- Supplied information
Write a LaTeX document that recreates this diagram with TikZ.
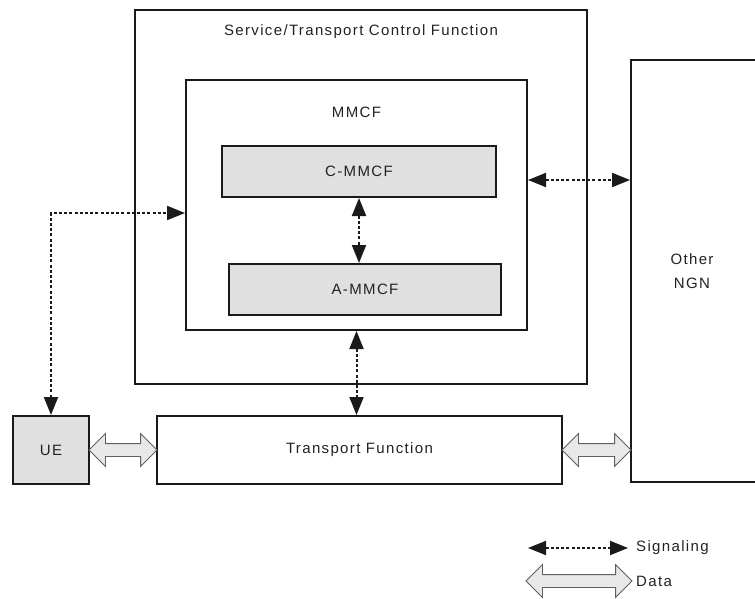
\documentclass[tikz,border=0pt]{standalone}
\usepackage{fontspec}
\setmainfont[LetterSpace=9]{Liberation Sans}
\usepackage{tikz}
\usetikzlibrary{positioning,calc,arrows.meta,shapes.arrows}
\definecolor{ngnline}{HTML}{1A1A1A}
\definecolor{ngnbox}{HTML}{E0E0E0}
\definecolor{ngndata}{HTML}{E8E8E8}
\definecolor{ngnedge}{HTML}{606060}
\definecolor{ngntext}{HTML}{222222}

\begin{document}
\begin{tikzpicture}[x=1pt, y=-1pt,
  block/.style={draw=ngnline, line width=2pt, inner sep=0pt,
    font=\fontsize{15}{17}\selectfont\color{ngntext}},
  fblock/.style={block, fill=ngnbox},
  lbl/.style={font=\fontsize{15}{24}\selectfont\color{ngntext}, inner sep=0pt},
  sig/.style={{Triangle[length=18pt,width=14pt]}-{Triangle[length=18pt,width=14pt]},
    draw=ngnline, line width=2pt, dash pattern=on 3pt off 2.2pt},
  data/.style={double arrow, draw=ngnedge, fill=ngndata, line width=0.8pt,
    inner xsep=0pt, inner ysep=6pt, double arrow head extend=10pt,
    double arrow tip angle=90},
]
\useasboundingbox (0,0) rectangle (755,599);
\clip (0,0) rectangle (755,599);
% ---------- boxes ----------
\node[block, minimum width=452, minimum height=374] (stcf) at (361,197) {};
\node[lbl] (stcftitle) at (361,32) {Service/Transport Control Function};
\node[block, minimum width=341, minimum height=250] (mmcf) at (356.5,205) {};
\node[lbl] (mmcftitle) at (356.5,112) {MMCF};
\node[fblock, minimum width=274, minimum height=51] (cmmcf) at (359,171.5) {C-MMCF};
\node[fblock, minimum width=272, minimum height=51] (ammcf) at (365,289.5) {A-MMCF};
\node[block, minimum width=127, minimum height=422] (ngn) at (694.5,271) {};
\node[lbl, align=center] (ngntitle) at (692,271) {Other\\NGN};
\node[fblock, minimum width=76, minimum height=68] (ue) at (51,450) {UE};
\node[block, minimum width=405, minimum height=68] (tf) at (359.5,450) {Transport Function};

% ---------- signaling ----------
\draw[sig] (cmmcf.south) -- (cmmcf.south |- ammcf.north);
\draw[sig] (mmcf.south) -- (mmcf.south |- tf.north);
\coordinate (sigR) at ($(mmcf.east)+(0,-25)$);
\draw[sig] (sigR) -- (sigR -| ngn.west);
\coordinate (sigL) at ($(mmcf.west)+(0,8)$);
\draw[sig] (ue.north) |- (sigL);

% ---------- data ----------
\coordinate (tfR) at (tf.east -| ngn.west);
\node[data, minimum height=68] (uetf) at ($(ue.east)!0.5!(tf.west)$) {};
\node[data, minimum height=69] (tfngn) at ($(tf.east)!0.5!(tfR)$) {};

% ---------- legend ----------
\coordinate (legA) at (528,548);
\coordinate (legB) at (628,548);
\draw[sig] (legA) -- (legB);
\node[lbl, anchor=west] (legsig) at (636,548) {Signaling};
\node[data, minimum height=106] (legdata) at (579,581) {};
\node[lbl, anchor=west] (legdat) at (636,581) {Data};
\end{tikzpicture}
\end{document}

- Task prompt
Transcribe the listing above verbatim. Omit the pictures.

- Final answer
Write a LaTeX document that recreates this diagram with TikZ.
\documentclass[tikz,border=0pt]{standalone}
\usepackage{fontspec}
\setmainfont[LetterSpace=9]{Liberation Sans}
\usepackage{tikz}
\usetikzlibrary{positioning,calc,arrows.meta,shapes.arrows}
\definecolor{ngnline}{HTML}{1A1A1A}
\definecolor{ngnbox}{HTML}{E0E0E0}
\definecolor{ngndata}{HTML}{E8E8E8}
\definecolor{ngnedge}{HTML}{606060}
\definecolor{ngntext}{HTML}{222222}

\begin{document}
\begin{tikzpicture}[x=1pt, y=-1pt,
  block/.style={draw=ngnline, line width=2pt, inner sep=0pt,
    font=\fontsize{15}{17}\selectfont\color{ngntext}},
  fblock/.style={block, fill=ngnbox},
  lbl/.style={font=\fontsize{15}{24}\selectfont\color{ngntext}, inner sep=0pt},
  sig/.style={{Triangle[length=18pt,width=14pt]}-{Triangle[length=18pt,width=14pt]},
    draw=ngnline, line width=2pt, dash pattern=on 3pt off 2.2pt},
  data/.style={double arrow, draw=ngnedge, fill=ngndata, line width=0.8pt,
    inner xsep=0pt, inner ysep=6pt, double arrow head extend=10pt,
    double arrow tip angle=90},
]
\useasboundingbox (0,0) rectangle (755,599);
\clip (0,0) rectangle (755,599);
% ---------- boxes ----------
\node[block, minimum width=452, minimum height=374] (stcf) at (361,197) {};
\node[lbl] (stcftitle) at (361,32) {Service/Transport Control Function};
\node[block, minimum width=341, minimum height=250] (mmcf) at (356.5,205) {};
\node[lbl] (mmcftitle) at (356.5,112) {MMCF};
\node[fblock, minimum width=274, minimum height=51] (cmmcf) at (359,171.5) {C-MMCF};
\node[fblock, minimum width=272, minimum height=51] (ammcf) at (365,289.5) {A-MMCF};
\node[block, minimum width=127, minimum height=422] (ngn) at (694.5,271) {};
\node[lbl, align=center] (ngntitle) at (692,271) {Other\\NGN};
\node[fblock, minimum width=76, minimum height=68] (ue) at (51,450) {UE};
\node[block, minimum width=405, minimum height=68] (tf) at (359.5,450) {Transport Function};

% ---------- signaling ----------
\draw[sig] (cmmcf.south) -- (cmmcf.south |- ammcf.north);
\draw[sig] (mmcf.south) -- (mmcf.south |- tf.north);
\coordinate (sigR) at ($(mmcf.east)+(0,-25)$);
\draw[sig] (sigR) -- (sigR -| ngn.west);
\coordinate (sigL) at ($(mmcf.west)+(0,8)$);
\draw[sig] (ue.north) |- (sigL);

% ---------- data ----------
\coordinate (tfR) at (tf.east -| ngn.west);
\node[data, minimum height=68] (uetf) at ($(ue.east)!0.5!(tf.west)$) {};
\node[data, minimum height=69] (tfngn) at ($(tf.east)!0.5!(tfR)$) {};

% ---------- legend ----------
\coordinate (legA) at (528,548);
\coordinate (legB) at (628,548);
\draw[sig] (legA) -- (legB);
\node[lbl, anchor=west] (legsig) at (636,548) {Signaling};
\node[data, minimum height=106] (legdata) at (579,581) {};
\node[lbl, anchor=west] (legdat) at (636,581) {Data};
\end{tikzpicture}
\end{document}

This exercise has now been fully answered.